Legacy brands are still contributing

Even as acquisitions get more attention, the base business still remains important. Management said volumes in Q3FY26, excluding Comfort Click, still delivered double-digit growth. Sugar Free Green recorded its 19th consecutive quarter of double-digit growth, while the overall sweetener portfolio gained 80 basis points of market share. Nutralite also delivered double-digit growth, and Everyuth continued to lead in niche subsegments despite some softness during the quarter.

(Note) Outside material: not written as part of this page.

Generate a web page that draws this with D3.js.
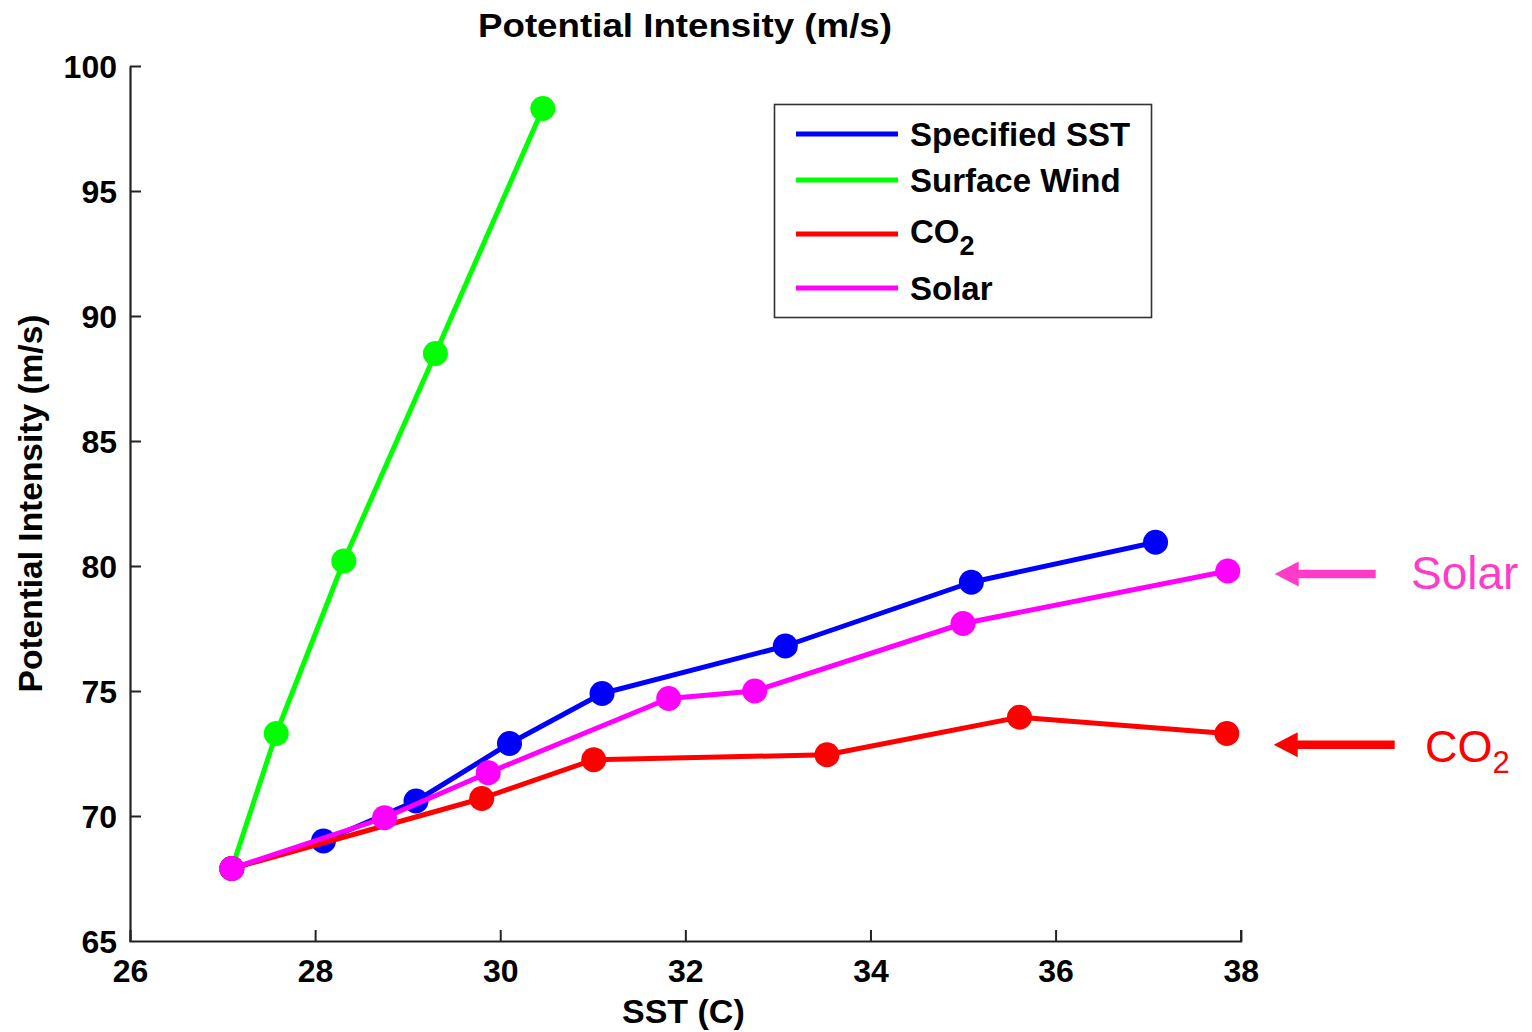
<!DOCTYPE html>
<html>
<head>
<meta charset="utf-8">
<script src="https://cdn.jsdelivr.net/npm/d3@7"></script>
<style>
  html, body { margin: 0; padding: 0; background: #fff; }
  svg { display: block; }
  text { font-family: "Liberation Sans", Arial, Helvetica, sans-serif; }
</style>
</head>
<body>
<svg id="chart" width="1532" height="1032"></svg>
<script>
// Potential intensity vs. SST for four forcing experiments
const xTicks = [26, 28, 30, 32, 34, 36, 38];
const yTicks = [65, 70, 75, 80, 85, 90, 95, 100];

const sstSpecified = [27.1, 28.09, 29.09, 30.10, 31.10, 33.08, 35.09, 37.08];
const piSpecified  = [67.9, 69.0, 70.6, 72.9, 74.9, 76.8, 79.35, 80.95];

const sstWind = [27.1, 27.58, 28.31, 29.30, 30.46];
const piWind  = [67.9, 73.3, 80.2, 88.5, 98.3];

const sstCO2 = [27.1, 29.80, 31.01, 33.53, 35.61, 37.85];
const piCO2  = [67.9, 70.7, 72.25, 72.45, 73.95, 73.3];

const sstSolar = [27.1, 28.75, 29.87, 31.82, 32.75, 35.0, 37.86];
const piSolar  = [67.9, 69.93, 71.73, 74.7, 75.0, 77.7, 79.8];

const seriesNames = ["Specified SST", "Surface Wind", "CO2", "Solar"];

const series = [
  { name: seriesNames[0], color: "#0000ff", xs: sstSpecified, ys: piSpecified },
  { name: seriesNames[1], color: "#00ff00", xs: sstWind, ys: piWind },
  { name: seriesNames[2], color: "#ff0000", xs: sstCO2, ys: piCO2 },
  { name: seriesNames[3], color: "#ff00ff", xs: sstSolar, ys: piSolar }
];

const svg = d3.select("#chart");
const x = d3.scaleLinear().domain([26, 38]).range([130, 1240.7]);
const y = d3.scaleLinear().domain([65, 100]).range([941, 66]);

// axes (left and bottom only, ticks pointing inward)
const axisColor = "#222";
const xAxis = svg.append("g").attr("transform", `translate(0,${y(65)})`)
  .call(d3.axisBottom(x).tickValues(xTicks).tickSizeInner(-11).tickSizeOuter(-11).tickPadding(18));
const yAxis = svg.append("g").attr("transform", `translate(${x(26)},0)`)
  .call(d3.axisLeft(y).tickValues(yTicks).tickSizeInner(-11).tickSizeOuter(0).tickPadding(13));

[xAxis, yAxis].forEach(g => {
  g.select(".domain").attr("stroke", axisColor).attr("stroke-width", 2.2);
  g.selectAll(".tick line").attr("stroke", axisColor).attr("stroke-width", 2);
  g.selectAll(".tick text")
    .attr("fill", "#000")
    .attr("font-size", 32)
    .attr("font-weight", "bold")
    .attr("font-family", "Liberation Sans, Arial, sans-serif");
});
yAxis.selectAll(".tick text").attr("dy", "0.36em");
// the last y tick (100) has its tick mark at the top end of the axis
yAxis.selectAll(".tick").filter(d => d === 65).select("line").remove();
xAxis.selectAll(".tick").filter(d => d === 26).select("line").remove();

// series lines and markers
const line = d3.line().x(d => x(d[0])).y(d => y(d[1]));
series.forEach(s => {
  const pts = s.xs.map((v, i) => [v, s.ys[i]]);
  const g = svg.append("g");
  g.append("path").datum(pts)
    .attr("d", line)
    .attr("fill", "none")
    .attr("stroke", s.color)
    .attr("stroke-width", 5)
    .attr("stroke-linejoin", "round");
  g.selectAll("circle").data(pts).enter().append("circle")
    .attr("cx", d => x(d[0]))
    .attr("cy", d => y(d[1]))
    .attr("r", 12.5)
    .attr("fill", s.color);
});

// title and axis labels
svg.append("text")
  .attr("x", 685).attr("y", 37)
  .attr("text-anchor", "middle")
  .attr("font-size", 34).attr("font-weight", "bold")
  .attr("textLength", 414).attr("lengthAdjust", "spacingAndGlyphs")
  .text("Potential Intensity (m/s)");

svg.append("text")
  .attr("x", (x(26) + x(38)) / 2 - 2).attr("y", 1023)
  .attr("text-anchor", "middle")
  .attr("font-size", 34).attr("font-weight", "bold")
  .text("SST (C)");

svg.append("text")
  .attr("transform", `translate(42,${(y(65) + y(100)) / 2}) rotate(-90)`)
  .attr("text-anchor", "middle")
  .attr("font-size", 33.5).attr("font-weight", "bold")
  .text("Potential Intensity (m/s)");

// legend
const legend = svg.append("g");
legend.append("rect")
  .attr("x", 774.5).attr("y", 104.5)
  .attr("width", 377).attr("height", 213)
  .attr("fill", "#fff")
  .attr("stroke", "#333").attr("stroke-width", 1.6);

const rowY = [134, 180, 234, 288];
series.forEach((s, i) => {
  legend.append("line")
    .attr("x1", 796).attr("x2", 898)
    .attr("y1", rowY[i]).attr("y2", rowY[i])
    .attr("stroke", s.color).attr("stroke-width", 5);
  const t = legend.append("text")
    .attr("x", 910)
    .attr("font-size", 33).attr("font-weight", "bold")
    .attr("fill", "#000");
  if (s.name === "CO2") {
    t.attr("y", rowY[i] + 9);
    t.append("tspan").text("CO");
    t.append("tspan").attr("font-size", 27).attr("dy", 12).text("2");
  } else {
    t.attr("y", rowY[i] + 11.5).text(s.name);
  }
});

// side annotations with arrows pointing at the end of each curve
function arrow(yVal, x0px, x1px, color) {
  const yy = y(yVal);
  const headLen = 24, headHalf = 12.5, shaft = 8.5;
  svg.append("path")
    .attr("d", `M${x0px},${yy} L${x0px + headLen},${yy - headHalf} L${x0px + headLen},${yy - shaft / 2}
                L${x1px},${yy - shaft / 2} L${x1px},${yy + shaft / 2} L${x0px + headLen},${yy + shaft / 2}
                L${x0px + headLen},${yy + headHalf} Z`)
    .attr("fill", color);
}

const solarColor = "#ff3cc8";
arrow(piSolar[piSolar.length - 1] - 0.12, x(38) + 34, x(38) + 135, solarColor);
svg.append("text")
  .attr("x", 1411).attr("y", 589)
  .attr("font-size", 46).attr("fill", solarColor)
  .text("Solar");

arrow(piCO2[piCO2.length - 1] - 0.45, x(38) + 33, x(38) + 154, "#ff0000");
const co2Label = svg.append("text")
  .attr("x", 1425).attr("y", 762)
  .attr("font-size", 45).attr("fill", "#ff0000");
co2Label.append("tspan").text("CO");
co2Label.append("tspan").attr("font-size", 31).attr("dy", 11).text("2");
</script>
</body>
</html>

The company also sees a possible recovery in seasonal brands like Glucon-D and Nycil as an important growth trigger. Management said the last season was one of the weakest in several years because of adverse weather, which hurt demand and left channel inventory under pressure. However, it also said enough corrective action has been taken to clean up inventory before the next season. More importantly, these brands carry higher-than-average margins, so a normal season can have a meaningful impact on both revenue and profitability.

Profit recovery could follow growth

While revenue growth is already visible, management believes the profit profile should improve with time. It said the base business is being worked towards 16 percent to 18 percent EBITDA margins over the next one to two years, while Comfort Click is expected to operate above 14 percent margins. The company also said the current financial year may be the bottom at the PAT level, and from next year onward, the newly acquired business should become accretive even at the profit level.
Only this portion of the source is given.